Rows from a dataset of charts and code:
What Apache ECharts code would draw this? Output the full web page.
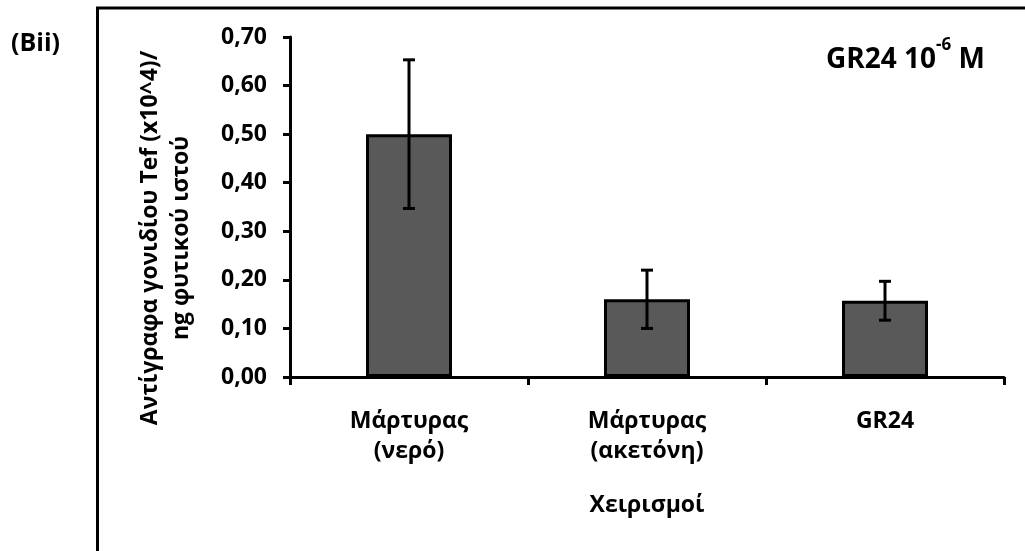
<!DOCTYPE html>
<html>
<head>
<meta charset="utf-8">
<script src="https://cdn.jsdelivr.net/npm/echarts@6/dist/echarts.min.js"></script>
<style>
  html, body { margin: 0; padding: 0; background: #ffffff; }
  #chart { width: 1025px; height: 551px; }
</style>
</head>
<body>
<div id="chart"></div>
<script>
// Tef gene copies per ng of plant tissue, by treatment
const categories = ['Μάρτυρας\n(νερό)', 'Μάρτυρας\n(ακετόνη)', 'GR24'];
const means = [0.50, 0.16, 0.157];
const errors = [0.153, 0.06, 0.04];
const yTicks = [0, 0.1, 0.2, 0.3, 0.4, 0.5, 0.6, 0.7];

const FONT = '"Open Sans", "DejaVu Sans", sans-serif';

const chart = echarts.init(document.getElementById('chart'), null, { renderer: 'canvas' });

const errorData = means.map((m, i) => [i, m - errors[i], m + errors[i]]);

chart.setOption({
  animation: false,
  backgroundColor: '#ffffff',
  grid: { left: 290, right: 21, top: 37, bottom: 174, containLabel: false },
  xAxis: {
    type: 'category',
    data: categories,
    boundaryGap: true,
    axisLine: { lineStyle: { color: '#000', width: 3 } },
    axisTick: { show: true, length: 8, inside: false, interval: 0, lineStyle: { color: '#000', width: 3 } },
    axisLabel: {
      interval: 0, margin: 29, color: '#000',
      fontFamily: FONT, fontWeight: 'bold', fontSize: 23, lineHeight: 30, align: 'center'
    },
    splitLine: { show: false }
  },
  yAxis: {
    type: 'value',
    min: yTicks[0],
    max: yTicks[yTicks.length - 1],
    interval: 0.1,
    axisLine: { show: true, lineStyle: { color: '#000', width: 3 } },
    axisTick: { show: true, length: 7, inside: false, lineStyle: { color: '#000', width: 3 } },
    axisLabel: {
      margin: 23, color: '#000',
      fontFamily: FONT, fontWeight: 'bold', fontSize: 23,
      formatter: v => v.toFixed(2).replace('.', ',')
    },
    splitLine: { show: false }
  },
  series: [
    {
      type: 'bar',
      data: means,
      barWidth: 86,
      itemStyle: { color: '#595959', borderColor: '#000', borderWidth: 3 },
      z: 2
    },
    {
      type: 'custom',
      data: errorData,
      z: 5,
      renderItem: (params, api) => {
        const x = api.coord([api.value(0), api.value(1)])[0];
        const yLow = api.coord([api.value(0), api.value(1)])[1];
        const yHigh = api.coord([api.value(0), api.value(2)])[1];
        const half = 6;
        const style = { stroke: '#000', lineWidth: 3 };
        return {
          type: 'group',
          children: [
            { type: 'line', shape: { x1: x, y1: yHigh, x2: x, y2: yLow }, style },
            { type: 'line', shape: { x1: x - half, y1: yHigh, x2: x + half, y2: yHigh }, style },
            { type: 'line', shape: { x1: x - half, y1: yLow, x2: x + half, y2: yLow }, style }
          ]
        };
      }
    }
  ],
  graphic: [
    // panel frame (left and top edges)
    { type: 'line', shape: { x1: 97.5, y1: 8, x2: 97.5, y2: 551 }, style: { stroke: '#000', lineWidth: 3 } },
    { type: 'line', shape: { x1: 96, y1: 8, x2: 1025, y2: 8 }, style: { stroke: '#000', lineWidth: 3 } },
    // panel label
    {
      type: 'text', x: 11, y: 44,
      style: { text: '(Bii)', fill: '#000', font: 'bold 25px ' + FONT, verticalAlign: 'middle' }
    },
    // condition annotation
    {
      type: 'text', x: 826, y: 37,
      style: {
        text: '{a|GR24 10}{s|-6}{a| M}',
        fill: '#000',
        rich: {
          a: { fontFamily: FONT, fontWeight: 'bold', fontSize: 28, lineHeight: 37, verticalAlign: 'bottom', fill: '#000' },
          s: { fontFamily: FONT, fontWeight: 'bold', fontSize: 17, lineHeight: 37, verticalAlign: 'top', fill: '#000' }
        }
      }
    },
    // y-axis title
    {
      type: 'text', x: 166, y: 238, rotation: Math.PI / 2,
      style: {
        text: 'Αντίγραφα γονιδίου Tef (x10^4)/\nng φυτικού ιστού',
        fill: '#000', font: 'bold 23px ' + FONT, lineHeight: 31,
        align: 'center', verticalAlign: 'middle'
      }
    },
    // x-axis title
    {
      type: 'text', x: 647, y: 505,
      style: {
        text: 'Χειρισμοί', fill: '#000', font: 'bold 23px ' + FONT,
        align: 'center', verticalAlign: 'middle'
      }
    }
  ]
});
</script>
</body>
</html>
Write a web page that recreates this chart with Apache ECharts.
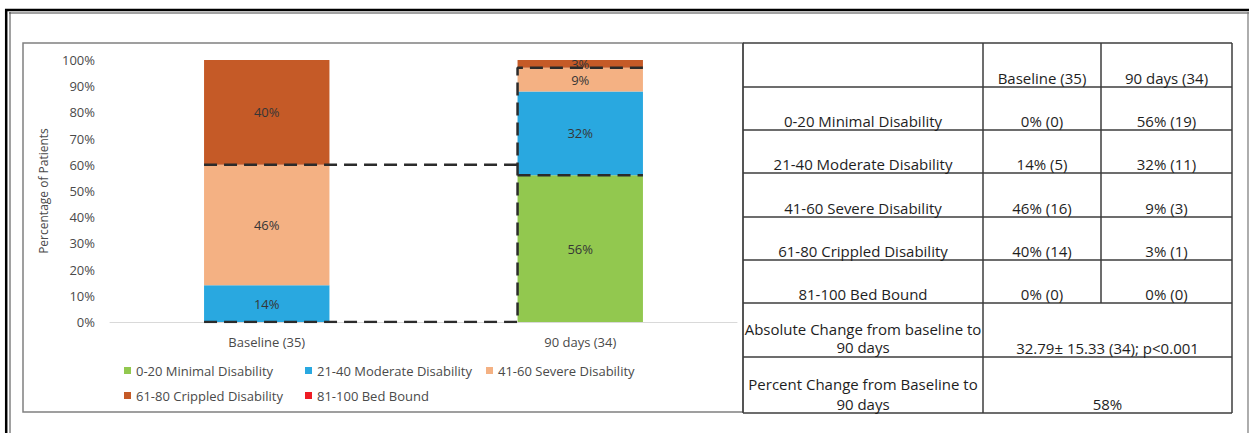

[YOUR INSTRUCTIONS]:
Above are the records; repeat their lines from the first through the line containing "const yTicks = [0, 0.1, 0.2, 0.3, 0.4, 0.5, 0.6, 0.7];", and leave out each picture.

[CORRECT ANSWER]:
What Apache ECharts code would draw this? Output the full web page.
<!DOCTYPE html>
<html>
<head>
<meta charset="utf-8">
<script src="https://cdn.jsdelivr.net/npm/echarts@6/dist/echarts.min.js"></script>
<style>
  html, body { margin: 0; padding: 0; background: #ffffff; }
  #chart { width: 1025px; height: 551px; }
</style>
</head>
<body>
<div id="chart"></div>
<script>
// Tef gene copies per ng of plant tissue, by treatment
const categories = ['Μάρτυρας\n(νερό)', 'Μάρτυρας\n(ακετόνη)', 'GR24'];
const means = [0.50, 0.16, 0.157];
const errors = [0.153, 0.06, 0.04];
const yTicks = [0, 0.1, 0.2, 0.3, 0.4, 0.5, 0.6, 0.7];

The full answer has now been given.